TASK TO CARRY OUT :: Skip the pictures, please, and write out exactly the lines from the opening of the data through the line containing "import plotly.graph_objects as go".

DATA SEGMENT ::
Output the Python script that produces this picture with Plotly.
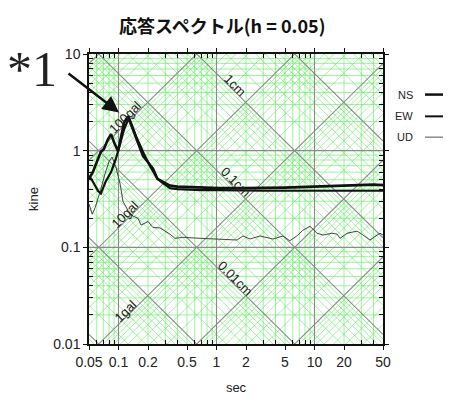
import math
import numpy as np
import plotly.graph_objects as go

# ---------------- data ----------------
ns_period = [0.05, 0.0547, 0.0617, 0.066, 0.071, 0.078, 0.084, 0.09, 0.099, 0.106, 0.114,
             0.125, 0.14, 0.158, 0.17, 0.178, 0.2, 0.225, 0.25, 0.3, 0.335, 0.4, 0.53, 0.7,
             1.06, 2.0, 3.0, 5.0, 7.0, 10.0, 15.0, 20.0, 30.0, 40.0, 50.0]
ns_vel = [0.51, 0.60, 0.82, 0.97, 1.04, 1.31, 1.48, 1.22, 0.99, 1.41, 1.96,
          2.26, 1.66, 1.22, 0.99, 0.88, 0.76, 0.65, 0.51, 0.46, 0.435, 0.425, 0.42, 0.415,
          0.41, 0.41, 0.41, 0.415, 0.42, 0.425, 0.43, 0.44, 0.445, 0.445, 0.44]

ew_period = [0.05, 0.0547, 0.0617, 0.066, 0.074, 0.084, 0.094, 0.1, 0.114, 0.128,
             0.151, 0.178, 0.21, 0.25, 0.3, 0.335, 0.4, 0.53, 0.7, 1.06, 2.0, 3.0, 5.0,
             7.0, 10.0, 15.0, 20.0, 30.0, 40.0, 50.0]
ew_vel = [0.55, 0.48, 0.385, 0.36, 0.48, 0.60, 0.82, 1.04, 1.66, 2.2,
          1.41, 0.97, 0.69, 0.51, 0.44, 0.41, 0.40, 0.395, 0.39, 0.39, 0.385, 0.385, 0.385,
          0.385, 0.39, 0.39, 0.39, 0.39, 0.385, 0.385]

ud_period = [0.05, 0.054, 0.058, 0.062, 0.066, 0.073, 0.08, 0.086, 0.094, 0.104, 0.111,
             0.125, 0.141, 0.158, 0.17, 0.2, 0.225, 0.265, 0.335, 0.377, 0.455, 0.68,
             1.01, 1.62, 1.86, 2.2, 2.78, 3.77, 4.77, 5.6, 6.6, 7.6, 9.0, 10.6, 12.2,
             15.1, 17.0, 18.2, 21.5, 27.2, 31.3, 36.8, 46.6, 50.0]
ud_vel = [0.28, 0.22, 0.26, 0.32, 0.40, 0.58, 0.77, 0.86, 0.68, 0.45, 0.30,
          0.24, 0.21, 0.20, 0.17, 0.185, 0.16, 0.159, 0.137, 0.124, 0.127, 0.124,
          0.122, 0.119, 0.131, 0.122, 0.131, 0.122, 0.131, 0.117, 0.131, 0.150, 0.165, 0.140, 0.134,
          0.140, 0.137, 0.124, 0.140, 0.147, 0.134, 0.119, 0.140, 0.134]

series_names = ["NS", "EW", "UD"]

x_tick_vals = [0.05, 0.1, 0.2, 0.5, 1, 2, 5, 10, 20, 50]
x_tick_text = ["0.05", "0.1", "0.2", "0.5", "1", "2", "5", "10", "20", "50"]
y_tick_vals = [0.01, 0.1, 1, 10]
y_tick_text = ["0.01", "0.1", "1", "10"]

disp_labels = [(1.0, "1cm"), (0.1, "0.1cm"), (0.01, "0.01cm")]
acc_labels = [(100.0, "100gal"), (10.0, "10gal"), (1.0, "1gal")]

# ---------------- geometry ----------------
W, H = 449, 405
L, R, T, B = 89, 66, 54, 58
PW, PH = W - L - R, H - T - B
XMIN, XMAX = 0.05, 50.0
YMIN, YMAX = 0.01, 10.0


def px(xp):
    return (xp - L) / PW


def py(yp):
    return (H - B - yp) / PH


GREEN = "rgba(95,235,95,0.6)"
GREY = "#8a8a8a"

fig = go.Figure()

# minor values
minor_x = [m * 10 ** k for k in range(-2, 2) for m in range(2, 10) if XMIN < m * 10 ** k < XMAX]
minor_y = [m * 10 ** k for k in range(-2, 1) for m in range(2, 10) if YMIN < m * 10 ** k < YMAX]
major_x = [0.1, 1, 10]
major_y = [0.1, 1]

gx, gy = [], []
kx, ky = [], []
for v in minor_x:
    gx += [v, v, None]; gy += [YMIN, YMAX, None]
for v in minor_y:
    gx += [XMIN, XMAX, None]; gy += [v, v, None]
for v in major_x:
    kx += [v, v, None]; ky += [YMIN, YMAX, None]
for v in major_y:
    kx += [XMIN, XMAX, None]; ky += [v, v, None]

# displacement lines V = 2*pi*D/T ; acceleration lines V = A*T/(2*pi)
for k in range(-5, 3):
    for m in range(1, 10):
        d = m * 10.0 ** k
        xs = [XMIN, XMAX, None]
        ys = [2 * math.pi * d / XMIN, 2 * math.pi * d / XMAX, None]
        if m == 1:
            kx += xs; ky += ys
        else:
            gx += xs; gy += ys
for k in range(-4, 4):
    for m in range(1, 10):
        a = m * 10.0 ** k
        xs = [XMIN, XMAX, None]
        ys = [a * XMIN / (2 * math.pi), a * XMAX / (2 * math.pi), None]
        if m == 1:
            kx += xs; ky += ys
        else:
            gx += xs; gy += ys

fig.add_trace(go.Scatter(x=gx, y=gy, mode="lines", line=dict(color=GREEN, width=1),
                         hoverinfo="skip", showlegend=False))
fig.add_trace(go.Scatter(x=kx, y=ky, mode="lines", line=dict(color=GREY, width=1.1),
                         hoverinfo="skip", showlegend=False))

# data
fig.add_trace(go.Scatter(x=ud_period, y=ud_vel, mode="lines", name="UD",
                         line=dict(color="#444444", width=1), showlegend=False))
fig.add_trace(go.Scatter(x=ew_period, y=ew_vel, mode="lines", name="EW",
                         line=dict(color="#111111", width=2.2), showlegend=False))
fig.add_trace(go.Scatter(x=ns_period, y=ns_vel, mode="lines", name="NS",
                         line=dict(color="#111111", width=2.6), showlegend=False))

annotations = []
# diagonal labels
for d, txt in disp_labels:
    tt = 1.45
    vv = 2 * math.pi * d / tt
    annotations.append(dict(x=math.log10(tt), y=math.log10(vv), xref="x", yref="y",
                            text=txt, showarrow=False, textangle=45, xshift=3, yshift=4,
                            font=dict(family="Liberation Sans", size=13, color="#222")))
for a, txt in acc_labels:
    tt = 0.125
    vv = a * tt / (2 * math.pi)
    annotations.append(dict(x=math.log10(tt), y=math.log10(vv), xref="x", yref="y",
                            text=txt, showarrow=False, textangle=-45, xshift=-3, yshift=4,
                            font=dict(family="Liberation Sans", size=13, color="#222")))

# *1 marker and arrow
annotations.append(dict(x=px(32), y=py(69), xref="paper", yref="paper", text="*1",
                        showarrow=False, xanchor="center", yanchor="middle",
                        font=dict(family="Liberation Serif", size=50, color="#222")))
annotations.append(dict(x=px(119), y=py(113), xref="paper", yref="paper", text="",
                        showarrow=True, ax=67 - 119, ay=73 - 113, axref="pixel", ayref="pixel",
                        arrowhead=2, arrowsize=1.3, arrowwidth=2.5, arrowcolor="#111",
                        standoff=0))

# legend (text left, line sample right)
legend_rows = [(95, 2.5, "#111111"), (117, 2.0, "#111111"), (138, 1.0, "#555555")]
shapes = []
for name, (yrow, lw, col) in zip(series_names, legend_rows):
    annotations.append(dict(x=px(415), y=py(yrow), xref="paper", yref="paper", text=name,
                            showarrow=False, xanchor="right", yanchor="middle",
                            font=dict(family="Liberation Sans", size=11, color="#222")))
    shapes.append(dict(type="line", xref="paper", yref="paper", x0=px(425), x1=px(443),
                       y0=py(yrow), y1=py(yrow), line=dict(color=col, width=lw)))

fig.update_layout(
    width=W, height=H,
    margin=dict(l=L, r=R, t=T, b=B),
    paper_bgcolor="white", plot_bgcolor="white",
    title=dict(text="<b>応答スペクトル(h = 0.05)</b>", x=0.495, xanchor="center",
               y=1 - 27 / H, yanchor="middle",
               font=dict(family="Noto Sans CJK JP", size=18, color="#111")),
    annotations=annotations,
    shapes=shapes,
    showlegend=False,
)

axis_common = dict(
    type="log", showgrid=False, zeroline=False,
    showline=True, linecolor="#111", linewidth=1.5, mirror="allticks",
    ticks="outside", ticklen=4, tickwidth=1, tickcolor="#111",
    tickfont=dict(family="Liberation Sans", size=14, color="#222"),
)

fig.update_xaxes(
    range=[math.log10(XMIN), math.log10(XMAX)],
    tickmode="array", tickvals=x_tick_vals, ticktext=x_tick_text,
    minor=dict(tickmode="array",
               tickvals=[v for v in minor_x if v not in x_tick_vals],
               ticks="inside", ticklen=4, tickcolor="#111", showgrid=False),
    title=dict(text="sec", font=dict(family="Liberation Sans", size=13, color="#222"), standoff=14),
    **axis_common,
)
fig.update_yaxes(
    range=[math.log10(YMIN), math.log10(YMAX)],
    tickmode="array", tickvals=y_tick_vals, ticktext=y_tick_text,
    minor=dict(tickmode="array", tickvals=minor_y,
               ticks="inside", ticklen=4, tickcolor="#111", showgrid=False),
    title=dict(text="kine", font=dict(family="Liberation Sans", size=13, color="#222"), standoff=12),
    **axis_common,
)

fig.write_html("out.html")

EXERCISE RESPONSE ::
Output the Python script that produces this picture with Plotly.
import math
import numpy as np
import plotly.graph_objects as go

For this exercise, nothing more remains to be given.